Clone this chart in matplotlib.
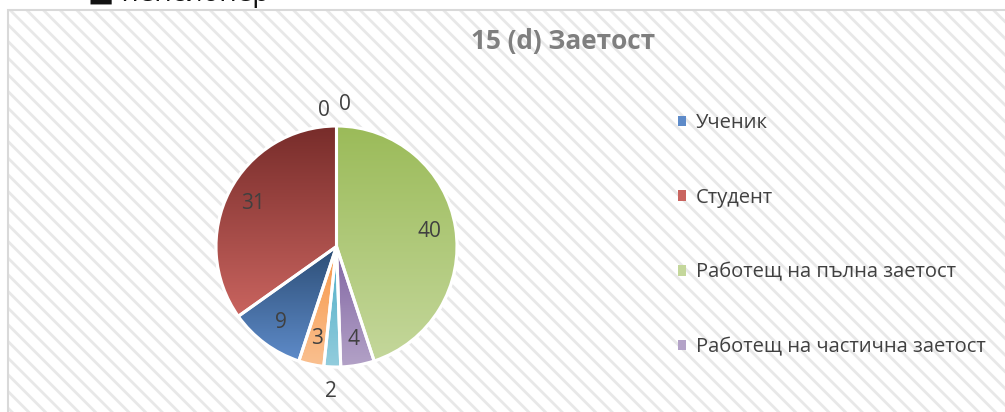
import numpy as np
import matplotlib
matplotlib.use("Agg")
import matplotlib.pyplot as plt
from matplotlib.patches import Rectangle, Patch, PathPatch
from matplotlib.colors import LinearSegmentedColormap

# data
categories = ["Ученик", "Студент", "Работещ на пълна заетост", "Работещ на частична заетост",
              "Безработен", "Пенсионер", "Домакиня", "Друго"]
values = [9, 31, 40, 4, 2, 3, 0, 0]
top_colors = ["#2c4d75", "#772c2a", "#9bbb59", "#8064a2", "#4bacc6", "#f79646", "#1f3a5c", "#5c2220"]
bottom_colors = ["#5e8bc9", "#c9645f", "#c4d79b", "#b3a2c7", "#93cddd", "#fac090", "#4f81bd", "#c0504d"]
slice_order = [2, 3, 4, 5, 0, 1, 6, 7]   # clockwise from 12 o'clock
legend_shown = 4
title = "15 (d) Заетост"

plt.rcParams['font.family'] = ['Open Sans', 'DejaVu Sans']
plt.rcParams['hatch.linewidth'] = 2.0

W, H = 1005, 412
fig = plt.figure(figsize=(W / 100, H / 100), dpi=100)

# chart area with diagonal hatch
fig.patches.append(Rectangle((8 / W, -0.05), 1.0, (H - 10) / H + 0.05, transform=fig.transFigure,
                             facecolor="white", edgecolor="#e8e8e8", hatch="\\\\", lw=0, zorder=-2))
fig.patches.append(Rectangle((8 / W, -0.05), 1.0, (H - 10) / H + 0.05, transform=fig.transFigure,
                             fill=False, edgecolor="#d9d9d9", lw=1.5, zorder=-1))

# text of the document above the chart (cut off)
fig.text(88 / W, 1 - 1.5 / H, "■ пенсионер", fontsize=20, color="#111111", va="baseline", ha="left")

# pie
cx, cy, r = 336.5, 246.5, 120.5
half = 160
ax = fig.add_axes([(cx - half) / W, (H - cy - half) / H, 2 * half / W, 2 * half / H])
vals = [values[i] for i in slice_order]
wedges, _ = ax.pie(vals, startangle=90, counterclock=False, radius=1,
                   wedgeprops=dict(edgecolor="white", linewidth=2))

total = sum(values)
zero_label_pos = [(95.5, 1.13), (86.5, 1.18)]
zi = 0
grad = np.linspace(0, 1, 256).reshape(-1, 1)
for w, idx in zip(wedges, slice_order):
    v = values[idx]
    if v > 0:
        cmap = LinearSegmentedColormap.from_list("g", [top_colors[idx], bottom_colors[idx]])
        bb = w.get_path().get_extents()
        im = ax.imshow(grad, cmap=cmap, extent=(bb.x0, bb.x1, bb.y0, bb.y1),
                       origin="upper", aspect="auto", zorder=2)
        im.set_clip_path(w)
        ax.add_patch(PathPatch(w.get_path(), facecolor="none", edgecolor="white", lw=2.2, zorder=3))
        mid = np.deg2rad((w.theta1 + w.theta2) / 2)
        dist = 1.2 if v / total < 0.03 else 0.78
    else:
        ang, dist = zero_label_pos[zi]
        zi += 1
        mid = np.deg2rad(ang)
    ax.text(dist * np.cos(mid), dist * np.sin(mid), str(v), ha="center", va="center",
            fontsize=15, color="#404040", zorder=4)

lim = half / r
ax.set_xlim(-lim, lim)
ax.set_ylim(-lim, lim)
ax.set_aspect("equal")
ax.axis("off")

# title
fig.text(563 / W, 1 - 42 / H, title, ha="center", va="center", fontsize=18.8,
         fontweight="bold", color="#7f7f7f")

# legend (only first entries fit in the chart area)
handles = [Patch(facecolor=bottom_colors[i], edgecolor="none") for i in range(legend_shown)]
fig.legend(handles, categories[:legend_shown], loc="upper left",
           bbox_to_anchor=(678 / W, 1 - 113 / H), frameon=False, fontsize=14.5,
           labelcolor="#404040", handlelength=0.42, handleheight=0.42,
           handletextpad=0.45, labelspacing=2.72, borderpad=0, borderaxespad=0)

fig.savefig("out.png", dpi=100)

- - - - -

§ Problem requirements
Reproduce every line exactly and omit all pictures.

§ Solution for this problem
Clone this chart in matplotlib.
import numpy as np
import matplotlib
matplotlib.use("Agg")
import matplotlib.pyplot as plt
from matplotlib.patches import Rectangle, Patch, PathPatch
from matplotlib.colors import LinearSegmentedColormap

# data
categories = ["Ученик", "Студент", "Работещ на пълна заетост", "Работещ на частична заетост",
              "Безработен", "Пенсионер", "Домакиня", "Друго"]
values = [9, 31, 40, 4, 2, 3, 0, 0]
top_colors = ["#2c4d75", "#772c2a", "#9bbb59", "#8064a2", "#4bacc6", "#f79646", "#1f3a5c", "#5c2220"]
bottom_colors = ["#5e8bc9", "#c9645f", "#c4d79b", "#b3a2c7", "#93cddd", "#fac090", "#4f81bd", "#c0504d"]
slice_order = [2, 3, 4, 5, 0, 1, 6, 7]   # clockwise from 12 o'clock
legend_shown = 4
title = "15 (d) Заетост"

plt.rcParams['font.family'] = ['Open Sans', 'DejaVu Sans']
plt.rcParams['hatch.linewidth'] = 2.0

W, H = 1005, 412
fig = plt.figure(figsize=(W / 100, H / 100), dpi=100)

# chart area with diagonal hatch
fig.patches.append(Rectangle((8 / W, -0.05), 1.0, (H - 10) / H + 0.05, transform=fig.transFigure,
                             facecolor="white", edgecolor="#e8e8e8", hatch="\\\\", lw=0, zorder=-2))
fig.patches.append(Rectangle((8 / W, -0.05), 1.0, (H - 10) / H + 0.05, transform=fig.transFigure,
                             fill=False, edgecolor="#d9d9d9", lw=1.5, zorder=-1))

# text of the document above the chart (cut off)
fig.text(88 / W, 1 - 1.5 / H, "■ пенсионер", fontsize=20, color="#111111", va="baseline", ha="left")

# pie
cx, cy, r = 336.5, 246.5, 120.5
half = 160
ax = fig.add_axes([(cx - half) / W, (H - cy - half) / H, 2 * half / W, 2 * half / H])
vals = [values[i] for i in slice_order]
wedges, _ = ax.pie(vals, startangle=90, counterclock=False, radius=1,
                   wedgeprops=dict(edgecolor="white", linewidth=2))

total = sum(values)
zero_label_pos = [(95.5, 1.13), (86.5, 1.18)]
zi = 0
grad = np.linspace(0, 1, 256).reshape(-1, 1)
for w, idx in zip(wedges, slice_order):
    v = values[idx]
    if v > 0:
        cmap = LinearSegmentedColormap.from_list("g", [top_colors[idx], bottom_colors[idx]])
        bb = w.get_path().get_extents()
        im = ax.imshow(grad, cmap=cmap, extent=(bb.x0, bb.x1, bb.y0, bb.y1),
                       origin="upper", aspect="auto", zorder=2)
        im.set_clip_path(w)
        ax.add_patch(PathPatch(w.get_path(), facecolor="none", edgecolor="white", lw=2.2, zorder=3))
        mid = np.deg2rad((w.theta1 + w.theta2) / 2)
        dist = 1.2 if v / total < 0.03 else 0.78
    else:
        ang, dist = zero_label_pos[zi]
        zi += 1
        mid = np.deg2rad(ang)
    ax.text(dist * np.cos(mid), dist * np.sin(mid), str(v), ha="center", va="center",
            fontsize=15, color="#404040", zorder=4)

lim = half / r
ax.set_xlim(-lim, lim)
ax.set_ylim(-lim, lim)
ax.set_aspect("equal")
ax.axis("off")

# title
fig.text(563 / W, 1 - 42 / H, title, ha="center", va="center", fontsize=18.8,
         fontweight="bold", color="#7f7f7f")

# legend (only first entries fit in the chart area)
handles = [Patch(facecolor=bottom_colors[i], edgecolor="none") for i in range(legend_shown)]
fig.legend(handles, categories[:legend_shown], loc="upper left",
           bbox_to_anchor=(678 / W, 1 - 113 / H), frameon=False, fontsize=14.5,
           labelcolor="#404040", handlelength=0.42, handleheight=0.42,
           handletextpad=0.45, labelspacing=2.72, borderpad=0, borderaxespad=0)

fig.savefig("out.png", dpi=100)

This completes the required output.